Wednesday, February 21, 2007

A Friends told me this story via E-mail. I found it really inspiring.

The following story tells of the rewards of steadfastness and obedience. It was written by Dr. Farhan Yazdani, a Baha'i pioneer in Tahiti. He has given permission to share it freely.....

"My parents arrived in Dar-es-Salaam, Tanganyika, in 1952 for the 10-Year-Crusade and, in 1954, my grandmother, Mrs. Zarrintaj Afroukhteh arrived as a pioneer but died shortly later. She had requested a Baha'i cemetery and the NSA made an application that was accepted, and a lot was allocated to the Baha'i community within the European Cemetery where she was laid to rest.

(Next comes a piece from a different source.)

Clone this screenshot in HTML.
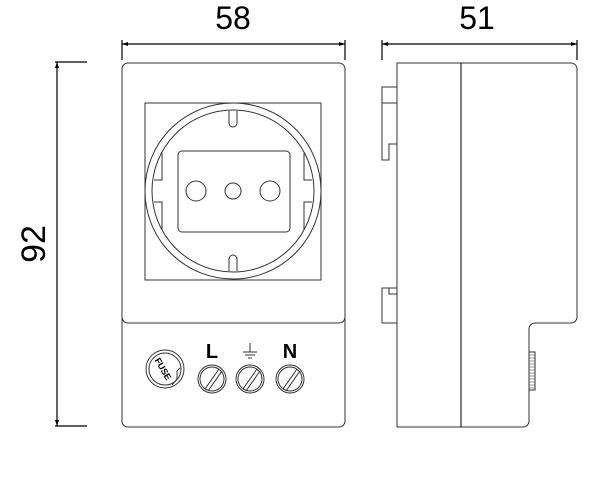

Some time later, one of our earliest African Baha'is, Mr. Leslie Matola, who had translated "Baha'u'llah and the New Era" into Kiswahili died. The community prepared for his burial in the Baha'i Cemetery, but this project met with a strong opposition from the British authorities, as it was illegal under British apartheid to bury a black person in a white cemetery. The NSA stood firmly for Baha'i principles and the authorities yielded and, soon, to the astonishment of all, a multicolored community wound its way into the European Cemetery, taking Leslie Matola to his last resting place. Time went by and Tanganyika became an independent state in 1962. The indigenous population took on the government, apartheid was abolished and the country merged with Zanzibar to be called Tanzania.

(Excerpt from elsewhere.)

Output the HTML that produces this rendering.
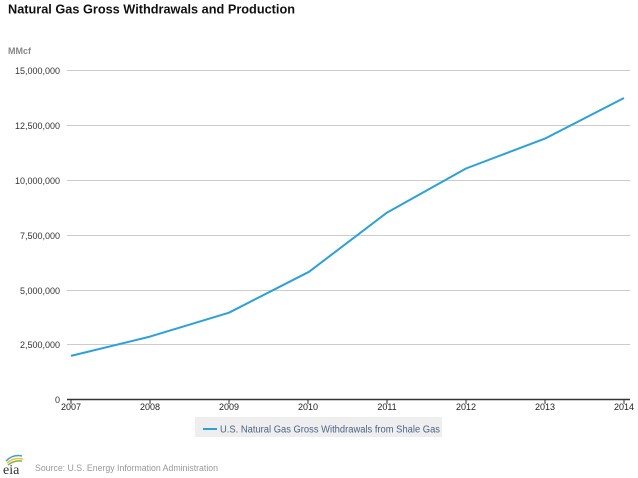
<!DOCTYPE html>
<html><head><meta charset="utf-8"><style>
html,body{margin:0;padding:0;background:#fff;}
svg{display:block;font-family:"Liberation Sans",Arial,sans-serif;}
</style></head><body>
<svg width="638" height="478" viewBox="0 0 638 478" xmlns="http://www.w3.org/2000/svg">
<rect width="638" height="478" fill="#fff"/>
<text x="8" y="13.5" font-size="13" font-weight="bold" fill="#111" textLength="287" lengthAdjust="spacingAndGlyphs">Natural Gas Gross Withdrawals and Production</text>
<text x="8" y="54" font-size="9" font-weight="bold" fill="#888">MMcf</text>
<g stroke="#cccccc" stroke-width="1">
<line x1="67" y1="70.5" x2="630" y2="70.5"/>
<line x1="67" y1="125.5" x2="630" y2="125.5"/>
<line x1="67" y1="180.5" x2="630" y2="180.5"/>
<line x1="67" y1="235.5" x2="630" y2="235.5"/>
<line x1="67" y1="290.5" x2="630" y2="290.5"/>
<line x1="67" y1="344.5" x2="630" y2="344.5"/>
</g>
<g font-size="9" fill="#333" text-anchor="end">
<text x="60" y="74">15,000,000</text>
<text x="60" y="129">12,500,000</text>
<text x="60" y="184">10,000,000</text>
<text x="60" y="239">7,500,000</text>
<text x="60" y="294">5,000,000</text>
<text x="60" y="348">2,500,000</text>
<text x="60" y="403">0</text>
</g>
<line x1="67" y1="399.5" x2="630" y2="399.5" stroke="#333" stroke-width="1.5"/>
<g stroke="#333" stroke-width="1">
<line x1="71" y1="399" x2="71" y2="404"/>
<line x1="150" y1="399" x2="150" y2="404"/>
<line x1="229" y1="399" x2="229" y2="404"/>
<line x1="308" y1="399" x2="308" y2="404"/>
<line x1="387" y1="399" x2="387" y2="404"/>
<line x1="466" y1="399" x2="466" y2="404"/>
<line x1="545" y1="399" x2="545" y2="404"/>
<line x1="624" y1="399" x2="624" y2="404"/>
</g>
<g font-size="9" fill="#222" text-anchor="middle">
<text x="71" y="410">2007</text>
<text x="150" y="410">2008</text>
<text x="229" y="410">2009</text>
<text x="308" y="410">2010</text>
<text x="387" y="410">2011</text>
<text x="466" y="410">2012</text>
<text x="545" y="410">2013</text>
<text x="624" y="410">2014</text>
</g>
<polyline fill="none" stroke="#2aa1dc" stroke-width="2" stroke-linejoin="round" points="71,355.9 150,336.6 229,312.7 309,271.8 387,212.6 466,168.5 545,138.6 624,98"/>
<rect x="195" y="417" width="247" height="20" fill="#eeeeee"/>
<line x1="203" y1="429" x2="217" y2="429" stroke="#2aa1dc" stroke-width="2"/>
<text x="220" y="432.5" font-size="10" fill="#4a6585" textLength="220" lengthAdjust="spacingAndGlyphs">U.S. Natural Gas Gross Withdrawals from Shale Gas</text>
<g fill="none" stroke-width="1.5">
<path d="M6,461 Q13,454 22,456" stroke="#3aa0d8"/>
<path d="M7,463 Q14,457 23,459" stroke="#f2c12e"/>
<path d="M8,465 Q14,460 22,461" stroke="#7ab648"/>
</g>
<text x="3" y="474" font-family="Liberation Serif,serif" font-size="14" fill="#333">eia</text>
<text x="35" y="471" font-size="9" fill="#999" textLength="183" lengthAdjust="spacingAndGlyphs">Source: U.S. Energy Information Administration</text>
</svg>
</body></html>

In 1970s, after some 19 years, one of the goals of the 9-Year-Plan was the election of an LSA in Pemba, a small Muslim-populated island off the East African Coast where the Baha'is needed help for organising the election. My mother, Mrs. Farzaneh Afroukhteh-Yazdani, was sent as an NSA member to meet the Baha'is and to prepare for the election. Arriving on the island, she found that there were no taxis and that the believers, who had no phones, were dispersed in areas where she could not hope to reach on foot and where only 4-wheel-drive vehicles could access. Seeking information at the police station, she met the Chief Constable who asked why she wanted to visit these people. She replied that they were local Baha'is that she wanted to meet. On hearing this, the Chief Constable called in his officers and asked one of them to show my mother around the island with the Police Land Rover. Her mission was a success and she met all the believers around the island and the LSA was elected.

When she returned to the Police Station she thanked the Chief Constable, who replied that it was an honour for him to help the Baha'is as Baha'is were people who kept their promises. When she asked why, he replied that he was Leslie Matola's grandson and had attended the funeral and noticed the firmness of Baha'is in upholding their principle of racial unity."